The assassination brings about no benefits for the Portuguese Army; the guerrillas intensify their activities. As of March 1973, the rebels have a new weapon at their disposal the ground to air missile Stella, which effectively cancels out the air supremacy of the Portuguese armed forces. In May of that year, the Governor of Guinea-Bissau, General António Spínola, advises Joaquim da Silva Cunha, Minister of National Defense that they were getting closer to the possibility of a military collapse. On September 24, in the forests of Madina do Boé, the PAIGC unilaterally declares the independence of Guinea-Bissau .
The following year, with the Portuguese people and the military tiring of the protracted and costly effort to retain dominion over its far flung empire, a coup d'Ètat overthrew the remnants of the Salazar government. The new administration instituted democratic reforms within Portugal and promoted the decolonization of its African empire; Cape Verde , Guinea-Bissau , Angola , Mozambique and Sao Tomé and Principe .

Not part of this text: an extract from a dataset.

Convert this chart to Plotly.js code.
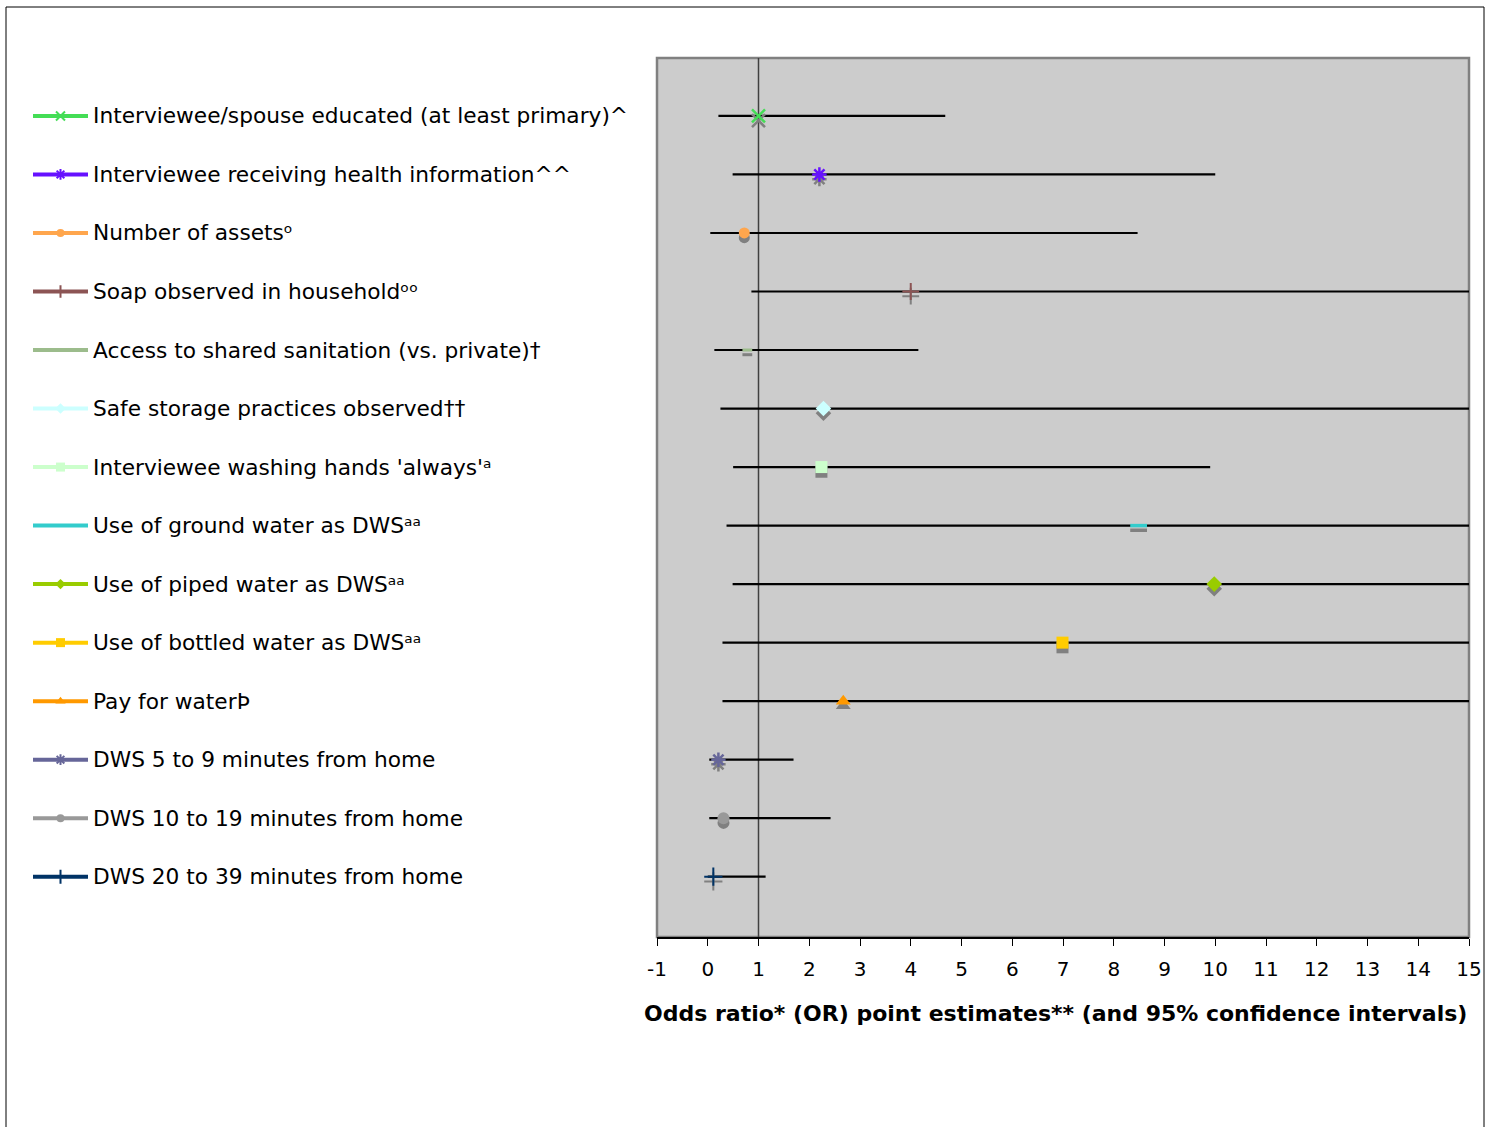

Following the political events of November 1981 in Guinea-Bissau , which lead to an establishment of a new Government in country, the Republic of Cape Verde decided to go its own way, reforming its branch of the once-joint PAIGC as the African Party for the Independence of Cape Verde, or PAICV. The party governed Cape Verde until the freely-contested legislative elections of January 13, 1991 , when PAICV became the loyal opposition in the National People's Assembly to the victorious Movement For Democracy, or MPD.